Reproduce from the records below, with no pictures, exactly the lines between the one containing "Reproduce this chart with matplotlib." and the one containing "z_labels = ['0', '0.05', '0.1', '0.15', '0.2', '0.25']", inclusive.

++++++

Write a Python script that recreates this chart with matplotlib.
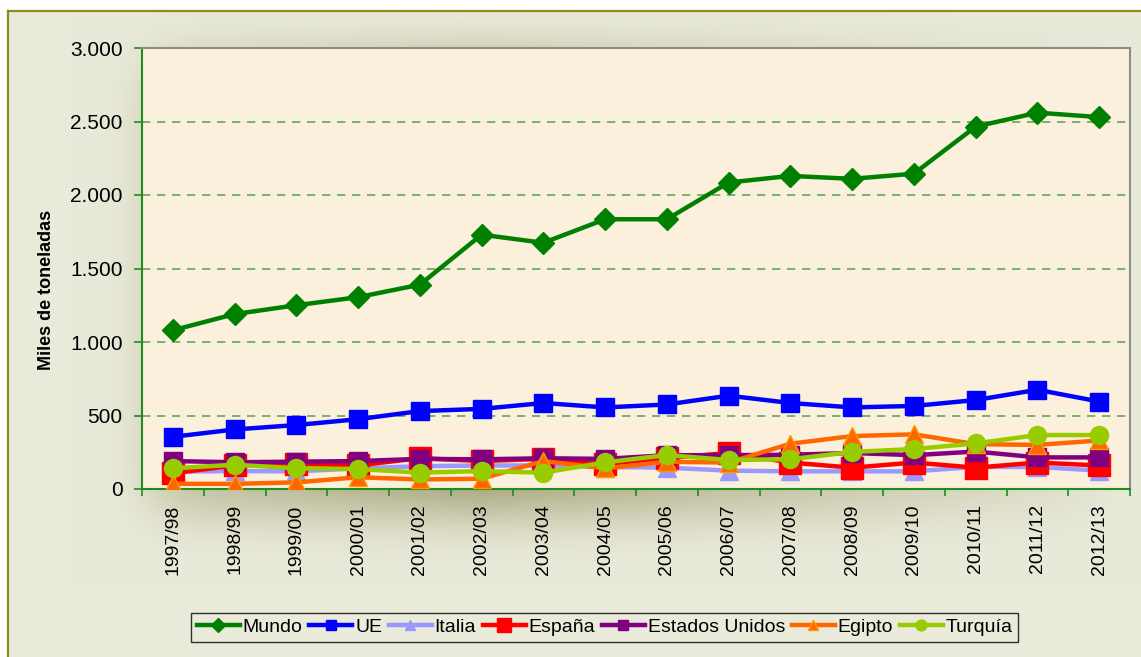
import matplotlib.pyplot as plt
import numpy as np
from matplotlib.lines import Line2D
from matplotlib.ticker import FuncFormatter, MultipleLocator

plt.rcParams['font.family'] = ['Liberation Sans', 'DejaVu Sans']

# Campañas y miles de toneladas por país
campanas = ['1997/98', '1998/99', '1999/00', '2000/01', '2001/02', '2002/03',
            '2003/04', '2004/05', '2005/06', '2006/07', '2007/08', '2008/09',
            '2009/10', '2010/11', '2011/12', '2012/13']
mundo = [1080, 1190, 1250, 1305, 1390, 1730, 1675, 1835, 1835, 2085, 2130, 2110, 2145, 2465, 2560, 2530]
ue = [355, 405, 435, 475, 530, 545, 585, 555, 575, 635, 585, 555, 565, 605, 675, 595]
italia = [118, 122, 120, 140, 155, 160, 160, 150, 145, 125, 120, 120, 120, 150, 150, 125]
espana = [107, 160, 170, 160, 210, 190, 205, 170, 210, 245, 180, 145, 180, 145, 180, 160]
eeuu = [190, 182, 186, 190, 205, 202, 209, 205, 230, 230, 233, 245, 230, 255, 215, 215]
egipto = [35, 35, 45, 80, 65, 70, 190, 140, 185, 180, 308, 360, 372, 305, 300, 330]
turquia = [141, 165, 141, 136, 111, 122, 111, 181, 231, 197, 202, 252, 272, 310, 367, 367]

series = [
    ('Mundo', mundo, '#008000', 'D', 11.5, '#008000'),
    ('UE', ue, '#0000FF', 's', 12.5, '#0000FF'),
    ('Italia', italia, '#9999FF', '^', 12.5, '#9999FF'),
    ('España', espana, '#FF0000', 's', 16.5, '#FF0000'),
    ('Estados Unidos', eeuu, '#800080', 's', 12.5, '#800080'),
    ('Egipto', egipto, '#FF6600', '^', 13, '#FF9900'),
    ('Turquía', turquia, '#99CC00', 'o', 13, '#99CC00'),
]

W, H = 1141, 657
fig = plt.figure(figsize=(W / 100, H / 100), dpi=100)

# fondo del gráfico con sombra difusa bajo el área de trazado
base = np.array([234, 234, 219]) / 255.0
dark = np.array([160, 158, 112]) / 255.0
yy, xx = np.mgrid[0:H, 0:W]
rect = ((xx >= 150) & (xx <= 1110) & (yy >= 60) & (yy <= 510)).astype(float)
sigma = 26
k = np.arange(-3 * sigma, 3 * sigma + 1)
kern = np.exp(-k ** 2 / (2.0 * sigma ** 2))
kern /= kern.sum()
blur = np.apply_along_axis(lambda r: np.convolve(r, kern, mode='same'), 1, rect)
blur = np.apply_along_axis(lambda c: np.convolve(c, kern, mode='same'), 0, blur)
wx = np.clip(1 - np.abs(xx - 480) / 700.0, 0, 1)
s = np.clip(blur * wx * 1.0, 0, 1)[..., None]
img = base * (1 - s) + dark * s
img[(xx < 8) | (yy < 11)] = 1.0

bg = fig.add_axes([0, 0, 1, 1])
bg.imshow(img, extent=(0, W, H, 0), aspect='auto', interpolation='bilinear')
bg.axis('off')
fig.add_artist(Line2D([8 / W, 8 / W], [0, 1 - 11 / H], color='#8C8C1E', lw=1.6))
fig.add_artist(Line2D([8 / W, 1], [1 - 11 / H, 1 - 11 / H], color='#8C8C1E', lw=1.6))

ax = fig.add_axes([142 / W, 1 - 489 / H, (1130 - 142) / W, (489 - 48) / H])
ax.set_facecolor('#FBF0DB')

x = np.arange(len(campanas))
handles = []
for i, (nombre, vals, color, mk, ms, edge) in enumerate(series):
    ln, = ax.plot(x, vals, color=color, lw=3.2, marker=mk, markersize=ms,
                  markerfacecolor=color, markeredgecolor=edge, markeredgewidth=1,
                  label=nombre, zorder=3 + i, solid_joinstyle='round')
    handles.append(ln)

ax.set_xlim(-0.5, len(campanas) - 0.5)
ax.set_ylim(0, 3000)
ax.yaxis.set_major_locator(MultipleLocator(500))
ax.yaxis.set_major_formatter(FuncFormatter(lambda v, p: '{:,.0f}'.format(v).replace(',', '.')))
ax.grid(axis='y', color='#3C963C', ls=(0, (5, 4)), lw=1.2, alpha=0.8, zorder=1)

ax.set_xticks(x)
ax.set_xticklabels(campanas, rotation=90, fontsize=14)
ax.set_xticks(np.arange(-0.5, len(campanas)), minor=True)
ax.tick_params(axis='x', which='major', length=0, pad=11)
ax.tick_params(axis='x', which='minor', length=5, color='#1E8C1E', width=1.2)
ax.tick_params(axis='y', length=6, color='#1E8C1E', width=1.2, labelsize=15, pad=8)

for lado in ['left', 'bottom']:
    ax.spines[lado].set_color('#1E8C1E')
    ax.spines[lado].set_linewidth(1.5)
for lado in ['top', 'right']:
    ax.spines[lado].set_color('#8C8C8C')
    ax.spines[lado].set_linewidth(1.5)

fig.text(47 / W, 1 - 290 / H, 'Miles de toneladas', rotation=90, fontsize=13,
         fontweight='bold', ha='center', va='center')

leg = fig.legend(handles=handles, loc='center', bbox_to_anchor=(0.530, 0.045),
                 ncol=7, fontsize=14, frameon=True, fancybox=False,
                 handlelength=2.2, handletextpad=0.15, columnspacing=0.35,
                 borderpad=0.3, markerscale=0.6, borderaxespad=0)
leg.get_frame().set_edgecolor('#000000')
leg.get_frame().set_facecolor('#ECECDD')
leg.get_frame().set_linewidth(1.0)

fig.savefig('out.png', dpi=100)
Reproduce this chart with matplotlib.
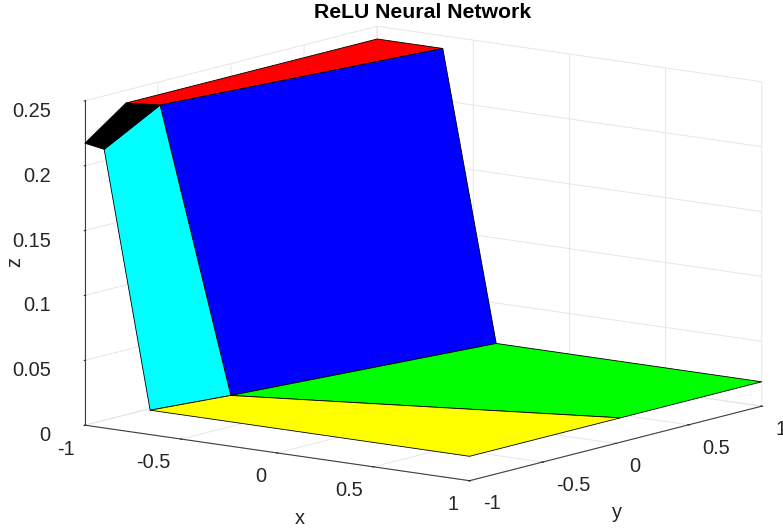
import matplotlib
matplotlib.use("Agg")
import matplotlib.pyplot as plt
from mpl_toolkits.mplot3d.art3d import Poly3DCollection

plt.rcParams['font.family'] = ['Liberation Sans', 'DejaVu Sans']
plt.rcParams['axes.unicode_minus'] = False

FLOOR = 0.0188
PLATEAU = 0.2402
yellow = [(-0.661, -1, FLOOR), (-0.585, -0.548, FLOOR), (1, 0.032, FLOOR), (1, -1, FLOOR)]
green = [(-0.585, -0.548, FLOOR), (-0.381, 1, FLOOR), (1, 1, FLOOR), (1, 0.032, FLOOR)]
blue = [(-0.86, -0.67, PLATEAU), (-0.659, 1, PLATEAU), (-0.381, 1, FLOOR), (-0.585, -0.548, FLOOR)]
cyan = [(-0.9, -1, 0.2147), (-0.86, -0.67, PLATEAU), (-0.585, -0.548, FLOOR), (-0.661, -1, FLOOR)]
red = [(-1, -0.72, PLATEAU), (-1, 1, PLATEAU), (-0.659, 1, PLATEAU), (-0.86, -0.67, PLATEAU)]
black = [(-1, -1, 0.2173), (-1, -0.72, PLATEAU), (-0.86, -0.67, PLATEAU), (-0.9, -1, 0.2147)]
regions = [yellow, green, cyan, blue, red, black]
region_colors = ['#ffff00', '#00ff00', '#00ffff', '#0000ff', '#ff0000', '#000000']

xy_ticks = [-1, -0.5, 0, 0.5, 1]
xy_labels = ['-1', '-0.5', '0', '0.5', '1']
z_ticks = [0, 0.05, 0.1, 0.15, 0.2, 0.25]
z_labels = ['0', '0.05', '0.1', '0.15', '0.2', '0.25']

W, H = 783, 531
side = 737.5
cx, cy = 413.4, 263.45
fig = plt.figure(figsize=(W / 100, H / 100), dpi=100)
ax = fig.add_axes([(cx - side / 2) / W, (H - cy - side / 2) / H, side / W, side / H],
                  projection='3d', proj_type='ortho')
ax.patch.set_alpha(0)
ax.view_init(elev=11.06, azim=-53.04)
ax.set_box_aspect((481.8, 486.6, 330.9))
ax.set_xlim(-1, 1, view_margin=0)
ax.set_ylim(-1, 1, view_margin=0)
ax.set_zlim(0, 0.25, view_margin=0)

ax.add_collection3d(Poly3DCollection(regions, facecolors=region_colors,
                                     edgecolors='black', linewidths=0.6))

ax.set_xticks(xy_ticks, xy_labels)
ax.set_yticks(xy_ticks, xy_labels)
ax.set_zticks(z_ticks, z_labels)
ax.tick_params(labelsize=14.4, labelcolor='#262626', colors='#262626')
for axis, name in ((ax.xaxis, 'x'), (ax.yaxis, 'y'), (ax.zaxis, 'z')):
    axis.set_pane_color((1, 1, 1, 0))
    axis.pane.set_edgecolor((1, 1, 1, 0))
    axis.line.set_color('#404040')
    axis.line.set_linewidth(0.8)
    axis._axinfo['grid'].update(color='#e6e6e6', linewidth=0.7)
    axis._axinfo['tick'].update(inward_factor=0.03, outward_factor=0.03, linewidth={True: 0.7, False: 0.5})
ax.zaxis.set_ticks_position('lower')
ax.tick_params(axis='x', pad=2)
ax.tick_params(axis='y', pad=2)
ax.tick_params(axis='z', pad=6)
for t in ax.get_xticklabels():
    t.set_ha('right')
for t in ax.get_yticklabels():
    t.set_ha('left')
for t in ax.get_zticklabels():
    t.set_ha('right')

fig.text(300 / W, 1 - 518 / H, 'x', ha='center', va='center', fontsize=14.4, color='#262626')
fig.text(617 / W, 1 - 513 / H, 'y', ha='center', va='center', fontsize=14.4, color='#262626')
fig.text(15 / W, 1 - 262 / H, 'z', ha='center', va='center', fontsize=14.4, color='#262626', rotation=90)
fig.text(423 / W, 1 - 12 / H, 'ReLU Neural Network', ha='center', va='center',
         fontsize=15.35, fontweight='bold', color='black')
fig.savefig('out.png', dpi=100)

++++++

◆ RESPONSE BELOW
Reproduce this chart with matplotlib.
import matplotlib
matplotlib.use("Agg")
import matplotlib.pyplot as plt
from mpl_toolkits.mplot3d.art3d import Poly3DCollection

plt.rcParams['font.family'] = ['Liberation Sans', 'DejaVu Sans']
plt.rcParams['axes.unicode_minus'] = False

FLOOR = 0.0188
PLATEAU = 0.2402
yellow = [(-0.661, -1, FLOOR), (-0.585, -0.548, FLOOR), (1, 0.032, FLOOR), (1, -1, FLOOR)]
green = [(-0.585, -0.548, FLOOR), (-0.381, 1, FLOOR), (1, 1, FLOOR), (1, 0.032, FLOOR)]
blue = [(-0.86, -0.67, PLATEAU), (-0.659, 1, PLATEAU), (-0.381, 1, FLOOR), (-0.585, -0.548, FLOOR)]
cyan = [(-0.9, -1, 0.2147), (-0.86, -0.67, PLATEAU), (-0.585, -0.548, FLOOR), (-0.661, -1, FLOOR)]
red = [(-1, -0.72, PLATEAU), (-1, 1, PLATEAU), (-0.659, 1, PLATEAU), (-0.86, -0.67, PLATEAU)]
black = [(-1, -1, 0.2173), (-1, -0.72, PLATEAU), (-0.86, -0.67, PLATEAU), (-0.9, -1, 0.2147)]
regions = [yellow, green, cyan, blue, red, black]
region_colors = ['#ffff00', '#00ff00', '#00ffff', '#0000ff', '#ff0000', '#000000']

xy_ticks = [-1, -0.5, 0, 0.5, 1]
xy_labels = ['-1', '-0.5', '0', '0.5', '1']
z_ticks = [0, 0.05, 0.1, 0.15, 0.2, 0.25]
z_labels = ['0', '0.05', '0.1', '0.15', '0.2', '0.25']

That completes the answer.